An jedem Beitrag war ein Autorenteam aus beiden Ländern beteiligt. Ziel war es nicht zwei parallele Nationalgeschichten zu präsentieren, sondern der gemeinsamen Geschichte nachzuspüren. Im Fokus stehen daher weniger Zahlen und Daten, sondern die großen politischen und gesellschaftlichen Entwicklungen. Das macht das Buch auch leicht lesbar. Stets wurde darauf geachtet, Parallelen und Vergleiche herzustellen.

Bei einigen Passagen merkt man beim Lesen, dass um manche Sätze und Formulierungen wohl gerungen wurde. „Es war nicht immer leicht“, erzählt der Historiker David Schriffl, der an dem heiklen Kapitel über die Vertreibung und Zwangsaussiedlung der Sudentendeutschen mitgearbeitet hat, gegenüber der APA. „Die Diskussionen waren zum Teil mühseliger als erwartet, aber es hat sich gelohnt. Das, was vorliegt, können beide Seiten unterschreiben“, sagt der Historiker an der Österreichischen Akademie der Wissenschaften (ÖAW).

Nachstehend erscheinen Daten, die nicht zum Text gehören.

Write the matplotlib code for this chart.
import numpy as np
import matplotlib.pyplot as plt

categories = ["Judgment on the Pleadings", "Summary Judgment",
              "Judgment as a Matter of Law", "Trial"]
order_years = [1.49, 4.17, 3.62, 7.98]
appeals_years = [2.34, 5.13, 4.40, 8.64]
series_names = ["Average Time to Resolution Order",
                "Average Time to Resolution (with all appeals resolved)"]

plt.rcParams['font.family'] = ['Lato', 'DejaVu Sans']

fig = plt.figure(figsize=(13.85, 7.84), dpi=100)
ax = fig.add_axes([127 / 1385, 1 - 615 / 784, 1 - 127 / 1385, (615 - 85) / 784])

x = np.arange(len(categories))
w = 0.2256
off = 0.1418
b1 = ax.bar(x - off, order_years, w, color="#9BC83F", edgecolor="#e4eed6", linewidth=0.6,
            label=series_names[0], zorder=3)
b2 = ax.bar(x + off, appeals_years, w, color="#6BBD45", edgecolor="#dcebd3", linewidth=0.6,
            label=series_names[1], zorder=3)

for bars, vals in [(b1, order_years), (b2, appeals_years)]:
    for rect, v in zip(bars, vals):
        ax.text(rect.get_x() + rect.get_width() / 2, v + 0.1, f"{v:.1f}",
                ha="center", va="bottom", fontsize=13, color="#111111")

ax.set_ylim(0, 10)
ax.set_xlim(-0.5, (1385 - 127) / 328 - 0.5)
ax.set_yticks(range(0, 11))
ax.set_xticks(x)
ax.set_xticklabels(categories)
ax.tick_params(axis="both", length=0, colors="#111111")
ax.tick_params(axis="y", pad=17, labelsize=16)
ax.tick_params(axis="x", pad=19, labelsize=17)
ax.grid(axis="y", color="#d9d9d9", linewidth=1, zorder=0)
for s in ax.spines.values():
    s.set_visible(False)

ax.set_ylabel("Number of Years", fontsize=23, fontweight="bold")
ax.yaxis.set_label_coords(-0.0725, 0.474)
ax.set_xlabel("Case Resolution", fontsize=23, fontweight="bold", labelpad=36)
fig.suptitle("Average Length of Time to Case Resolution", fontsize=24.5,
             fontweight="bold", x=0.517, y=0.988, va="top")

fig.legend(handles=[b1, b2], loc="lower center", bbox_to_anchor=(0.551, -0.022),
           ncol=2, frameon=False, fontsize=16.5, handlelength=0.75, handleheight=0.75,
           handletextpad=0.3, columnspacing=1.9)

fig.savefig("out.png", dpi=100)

Beitrag zu bilateralen Verhältnis

Dafür mussten immer wieder beide Seiten aufeinander zugehen, auch deswegen sei die Arbeit ein positiver Beitrag für das bilaterale Verhältnis der beiden Länder. Gerade die umstrittenen Punkte wurden gemeinsam aufgegriffen. „Wenn jede Seite das allein geschrieben hätte, hätte das Ergebnis sicher anders ausgesehen“, so Schriffl. Weniger als über die Fakten wurde über Akzentsetzungen und einzelne Formulierungen diskutiert. Als Schulbuch ist das Werk nicht gedacht, parallel entstanden aber didaktische Materialien für den Schulunterricht sowie eine Broschüre.

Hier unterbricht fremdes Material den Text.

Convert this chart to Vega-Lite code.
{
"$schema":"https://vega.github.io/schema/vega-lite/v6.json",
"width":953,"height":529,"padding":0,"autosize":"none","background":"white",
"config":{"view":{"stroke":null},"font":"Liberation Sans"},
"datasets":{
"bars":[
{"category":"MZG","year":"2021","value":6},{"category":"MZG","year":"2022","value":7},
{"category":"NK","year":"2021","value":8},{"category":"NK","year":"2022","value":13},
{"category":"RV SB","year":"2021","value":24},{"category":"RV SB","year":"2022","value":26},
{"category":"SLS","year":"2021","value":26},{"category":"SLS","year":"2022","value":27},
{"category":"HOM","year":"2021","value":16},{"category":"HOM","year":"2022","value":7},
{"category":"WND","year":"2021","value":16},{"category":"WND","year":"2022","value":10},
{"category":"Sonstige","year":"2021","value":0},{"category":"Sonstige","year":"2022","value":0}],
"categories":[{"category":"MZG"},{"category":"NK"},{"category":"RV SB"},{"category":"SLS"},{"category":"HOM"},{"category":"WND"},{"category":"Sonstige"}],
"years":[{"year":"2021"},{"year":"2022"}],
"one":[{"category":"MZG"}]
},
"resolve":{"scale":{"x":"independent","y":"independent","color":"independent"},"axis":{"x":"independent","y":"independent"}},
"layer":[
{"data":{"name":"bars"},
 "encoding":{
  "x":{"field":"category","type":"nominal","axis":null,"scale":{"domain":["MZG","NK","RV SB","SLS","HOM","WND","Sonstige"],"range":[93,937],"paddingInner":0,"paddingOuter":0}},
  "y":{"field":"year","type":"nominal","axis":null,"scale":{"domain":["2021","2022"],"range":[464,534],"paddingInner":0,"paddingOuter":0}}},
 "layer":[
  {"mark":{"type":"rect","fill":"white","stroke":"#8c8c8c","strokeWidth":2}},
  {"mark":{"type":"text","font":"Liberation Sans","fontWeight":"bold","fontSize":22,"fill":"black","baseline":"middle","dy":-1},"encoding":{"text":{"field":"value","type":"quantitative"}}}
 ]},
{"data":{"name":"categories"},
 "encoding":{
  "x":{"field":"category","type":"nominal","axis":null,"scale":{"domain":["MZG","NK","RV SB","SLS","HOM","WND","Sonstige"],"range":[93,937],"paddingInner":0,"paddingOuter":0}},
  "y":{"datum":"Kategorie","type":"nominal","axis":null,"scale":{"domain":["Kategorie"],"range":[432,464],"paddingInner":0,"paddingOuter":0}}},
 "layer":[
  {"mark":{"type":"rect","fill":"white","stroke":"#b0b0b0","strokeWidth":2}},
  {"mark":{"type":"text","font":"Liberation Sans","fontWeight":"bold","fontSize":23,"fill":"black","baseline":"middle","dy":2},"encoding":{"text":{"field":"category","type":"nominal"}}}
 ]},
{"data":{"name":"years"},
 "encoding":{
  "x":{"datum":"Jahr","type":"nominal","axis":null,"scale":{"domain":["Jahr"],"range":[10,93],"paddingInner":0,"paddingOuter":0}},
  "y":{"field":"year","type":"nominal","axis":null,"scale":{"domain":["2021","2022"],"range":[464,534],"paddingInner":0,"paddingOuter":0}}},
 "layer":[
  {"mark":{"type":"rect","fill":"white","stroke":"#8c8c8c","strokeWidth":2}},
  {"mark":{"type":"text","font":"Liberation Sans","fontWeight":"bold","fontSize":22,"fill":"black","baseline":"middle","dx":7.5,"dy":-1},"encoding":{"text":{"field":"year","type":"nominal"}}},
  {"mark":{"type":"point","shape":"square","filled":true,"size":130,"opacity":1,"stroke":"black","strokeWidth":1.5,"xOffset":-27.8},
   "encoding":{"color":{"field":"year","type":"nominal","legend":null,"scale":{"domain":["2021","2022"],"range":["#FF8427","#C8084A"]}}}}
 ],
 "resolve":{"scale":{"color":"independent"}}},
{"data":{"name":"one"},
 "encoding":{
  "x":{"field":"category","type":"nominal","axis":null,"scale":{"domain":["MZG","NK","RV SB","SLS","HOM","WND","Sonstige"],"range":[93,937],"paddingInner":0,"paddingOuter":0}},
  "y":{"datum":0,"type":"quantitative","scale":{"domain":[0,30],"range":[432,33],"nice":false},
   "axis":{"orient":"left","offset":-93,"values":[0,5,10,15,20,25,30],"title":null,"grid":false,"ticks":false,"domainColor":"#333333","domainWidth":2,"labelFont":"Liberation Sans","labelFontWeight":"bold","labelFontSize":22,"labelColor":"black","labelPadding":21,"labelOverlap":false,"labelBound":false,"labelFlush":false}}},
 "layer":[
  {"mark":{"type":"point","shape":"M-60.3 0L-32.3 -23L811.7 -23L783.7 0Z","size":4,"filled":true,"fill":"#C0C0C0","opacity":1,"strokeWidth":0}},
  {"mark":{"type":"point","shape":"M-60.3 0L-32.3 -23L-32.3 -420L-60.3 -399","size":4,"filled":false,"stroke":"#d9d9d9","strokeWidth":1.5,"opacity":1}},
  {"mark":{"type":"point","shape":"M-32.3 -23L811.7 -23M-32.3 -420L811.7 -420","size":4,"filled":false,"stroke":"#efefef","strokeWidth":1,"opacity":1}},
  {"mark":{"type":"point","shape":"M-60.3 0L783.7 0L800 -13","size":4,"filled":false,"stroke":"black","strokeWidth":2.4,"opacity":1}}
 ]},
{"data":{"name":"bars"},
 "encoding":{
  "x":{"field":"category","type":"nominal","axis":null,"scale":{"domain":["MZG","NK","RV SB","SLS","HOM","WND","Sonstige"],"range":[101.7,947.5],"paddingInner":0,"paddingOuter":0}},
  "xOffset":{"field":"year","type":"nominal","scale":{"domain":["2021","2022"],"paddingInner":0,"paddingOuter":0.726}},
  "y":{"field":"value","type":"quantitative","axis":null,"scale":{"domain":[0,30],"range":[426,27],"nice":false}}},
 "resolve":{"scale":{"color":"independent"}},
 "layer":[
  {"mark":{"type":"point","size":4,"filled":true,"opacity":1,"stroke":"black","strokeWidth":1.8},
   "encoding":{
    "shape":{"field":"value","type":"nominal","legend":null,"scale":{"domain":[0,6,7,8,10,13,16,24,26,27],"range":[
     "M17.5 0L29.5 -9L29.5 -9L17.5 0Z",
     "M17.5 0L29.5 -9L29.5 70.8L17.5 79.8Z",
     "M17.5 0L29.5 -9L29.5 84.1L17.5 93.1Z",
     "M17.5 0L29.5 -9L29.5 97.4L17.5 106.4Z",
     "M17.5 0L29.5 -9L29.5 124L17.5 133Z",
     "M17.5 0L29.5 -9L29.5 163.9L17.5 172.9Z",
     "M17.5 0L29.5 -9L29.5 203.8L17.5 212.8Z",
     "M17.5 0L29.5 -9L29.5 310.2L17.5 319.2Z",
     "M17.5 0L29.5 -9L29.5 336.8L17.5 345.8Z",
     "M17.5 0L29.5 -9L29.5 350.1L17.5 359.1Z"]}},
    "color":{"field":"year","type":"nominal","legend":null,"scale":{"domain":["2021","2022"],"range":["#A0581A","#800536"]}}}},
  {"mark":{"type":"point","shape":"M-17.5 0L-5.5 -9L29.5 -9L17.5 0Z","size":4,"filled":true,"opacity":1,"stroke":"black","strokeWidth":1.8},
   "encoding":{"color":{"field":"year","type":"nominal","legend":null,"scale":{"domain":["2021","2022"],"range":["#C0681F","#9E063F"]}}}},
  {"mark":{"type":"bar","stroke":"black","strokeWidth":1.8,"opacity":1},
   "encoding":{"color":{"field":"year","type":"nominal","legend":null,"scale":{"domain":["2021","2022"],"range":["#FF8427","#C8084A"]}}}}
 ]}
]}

Die Historiker haben mit diesem Werk ihren Teil geleistet, um eine versöhnliche gemeinsame Sichtweise auf die gemeinsame Vergangenheit zu ermöglichen. Ob Politik und Gesellschaft diese Chance annehmen, bleibt abzuwarten. Der streitbar tschechische Präsident Milos Zeman, der vor wenigen Jahren die Sudetendeutschen noch als „fünfte Kolonne Adolf Hitlers“, die mit der Vertreibung noch milde davongekommen seien, bezeichnet hatte, sagte bei seinem Besuch vergangenen Woche in Wien auf die Frage eines Journalisten, ob man nun von Vertreibung spreche oder ob in Tschechien weiterhin das Wort Abschub verwendet würde: Mit Begrifflichkeiten sollten sich „qualifizierte Historiker und nicht nichtqualifizierte Journalisten auseinandersetzen“.

Der erfolgreichen Aufarbeitung der österreich-tschechischen Geschichte könnte bald ein ähnliches Projekt zwischen Österreich und der Slowakei folgen, wie die Parlamentspräsidenten beider Länder im vergangenen Dezember bei einem Treffen ankündigten. Trotz zahlreicher Parallelen zwischen Tschechien und der Slowakei, die fast das gesamte 20. Jahrhundert in einem gemeinsamen Staat verbrachten, war das Verhältnis zwischen Wien und Bratislava stets deutlich weniger kompliziert als jenes Wiens zu Prag.